Ella Reitsma-Snoep
Het huis van de kunstenaar
A life remembered
In 1927, the German painter Emil Nolde bought a bare knoll in the marshy countryside of Schleswig-Holstein. Here he built a house and a ‘workplace’ of his own design. He expressly avoided the words atelier or studio; such artists as Franz Stuck and Franz Lenback, rich and famous when Nolde was a young man, had ‘ateliers’ in extravagant artists’ palaces filled with marble and tapestries. For Nolde, a pious peasant’s son, trained as cabinet-maker, the artist’s life was one of hard work and solitude.
The house in Seebüll is a modern cube of bluish purple brick. He painted the rooms in the deep colours he so loved: the hall in ultramarine and the dining room in deep orange. After the war, Nolde, whose work the Nazis had proscribed as ‘degenerate’, tried to buy back as much of his work as he could find. As a result the Seebüll Foundation now owns a splendid collection of well over five hundred oil paintings, watercolours, drawings and prints.
Seebüll is one of the thirty nineteenth and twentieth-century artists’ houses vividly described by art historian Ella Reitsma in The Artist’s House. These houses lie within a 1,000-kilometre radius of Amsterdam: in France, Belgium, the Netherlands, Germany, Denmark and England. They open a special window on the artists’ world, in particular of such famous painters as Claude Monet, Gustave Moreau, Franz Stuck and Rosa Bonheur, the now forgotten but once greatly admired painter of animals, or of the Delft copyist Tétar van Elven. Personal objects help to infuse history with life: a pair of shoes on a wood floor, pen and paper on a desk. The gardens of these houses were often designed by the artists themselves.
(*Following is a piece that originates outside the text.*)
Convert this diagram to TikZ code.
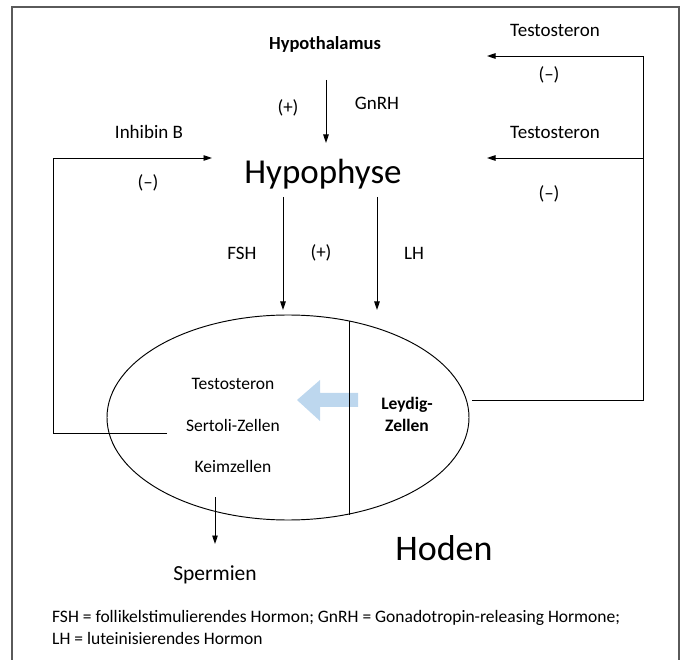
\documentclass[tikz,border=0pt]{standalone}
\usepackage{fontspec}
\setmainfont{Carlito}
\usetikzlibrary{arrows.meta,shapes.geometric}
\definecolor{framegray}{HTML}{5A5A5A}
\definecolor{lightblue}{HTML}{BDD7EE}
\tikzset{
  lbl/.style={inner sep=0pt,font=\fontsize{19}{21}\selectfont},
  inlbl/.style={inner sep=0pt,font=\fontsize{17.5}{19}\selectfont},
  biglbl/.style={inner sep=0pt,font=\fontsize{35}{38}\selectfont},
  conn/.style={line width=0.95pt,black},
  arr/.style={conn,-{Triangle[length=8.5pt,width=5.5pt]}},
}
\begin{document}
\begin{tikzpicture}[x=1pt,y=-1pt]
\useasboundingbox (0,0) rectangle (686,660);
\draw[framegray,line width=2pt] (12,662) -- (12,7) -- (679,7) -- (679,662);

% texts
\node[lbl,font=\fontsize{18.5}{20}\selectfont\bfseries] (hypothal) at (325,44) {Hypothalamus};
\node[lbl] (plusA) at (288,108) {(+)};
\node[lbl] (gnrh) at (377,103) {GnRH};
\node[lbl] (testoA) at (555,30) {Testosteron};
\node[lbl] (minusA) at (549,75) {(--)};
\node[lbl] (testoB) at (555,132) {Testosteron};
\node[lbl] (inhib) at (149,132) {Inhibin B};
\node[lbl] (minusL) at (148,183) {(--)};
\node[lbl] (minusB) at (549,194) {(--)};
\node[biglbl] (hypoph) at (323,174) {Hypophyse};
\node[lbl] (fsh) at (242,253) {FSH};
\node[lbl] (plusB) at (321,253) {(+)};
\node[lbl] (lh) at (414,253) {LH};

% testis
\node[draw,conn,ellipse,minimum width=362pt,minimum height=205pt,inner sep=0pt] (hoden) at (288,417.5) {};
\fill[lightblue] (358,393) -- (320,393) -- (320,380) -- (297,400) -- (320,421) -- (320,407) -- (358,407) -- cycle;
\coordinate (divT) at (349,321.5);
\coordinate (divB) at (349,514.5);
\draw[conn] (divT) -- (divB);
\node[inlbl] (testoIn) at (233,384) {Testosteron};
\node[inlbl] (sertoli) at (233,425) {Sertoli-Zellen};
\node[inlbl] (keim) at (233,466) {Keimzellen};
\node[inlbl,font=\fontsize{17.5}{22}\selectfont\bfseries,align=center] (leydig) at (407,414) {Leydig-\\Zellen};
\node[inner sep=0pt,font=\fontsize{36}{38}\selectfont] (hodenlbl) at (444,548) {Hoden};
\node[inner sep=0pt,font=\fontsize{21.5}{24}\selectfont] (sperm) at (215,575) {Spermien};
\node[inner sep=0pt,font=\fontsize{17.5}{22.5}\selectfont,align=left,anchor=north west] (footer) at (52,610) {FSH = follikelstimulierendes Hormon; GnRH = Gonadotropin-releasing Hormone;\\LH = luteinisierendes Hormon};

% connectors
\coordinate (gnrhS) at (326,80);
\coordinate (gnrhE) at (326,143);
\draw[arr] (gnrhS) -- (gnrhE);
\coordinate (fshS) at (283,197);
\coordinate (fshE) at (283,310);
\draw[arr] (fshS) -- (fshE);
\coordinate (lhS) at (377,197);
\coordinate (lhE) at (377,310);
\draw[arr] (lhS) -- (lhE);
\coordinate (rOut) at (472,400);
\coordinate (rCorner) at (643,400);
\coordinate (rTop) at (643,56);
\coordinate (rMid) at (643,158);
\coordinate (tipA) at (487,56);
\coordinate (tipB) at (487,158);
\draw[conn] (rOut) -- (rCorner) -- (rTop);
\draw[arr] (rTop) -- (tipA);
\draw[arr] (rMid) -- (tipB);
\coordinate (lOut) at (167,433);
\coordinate (lCorner) at (53,433);
\coordinate (lTop) at (53,158);
\coordinate (tipL) at (212,158);
\draw[conn] (lOut) -- (lCorner) -- (lTop);
\draw[arr] (lTop) -- (tipL);
\coordinate (spS) at (215,497);
\coordinate (spE) at (215,544);
\draw[arr] (spS) -- (spE);
\end{tikzpicture}
\end{document}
Reitsma addresses a wide public with her book, stunningly illustrated with photographs by Hans van den Bogaard, who has been working as a photographer for Vrij Nederland since 1977. She tells us how James Ensor painted his nightmare visions in his mother’s cramped living room, and that the sculptress Barbara Hepworth arranged displays of the smooth pebbles she picked up on the beach on windowsills and stairs - pieces of information that provide us with glimpses not only of the life but also of the work of the artist concerned.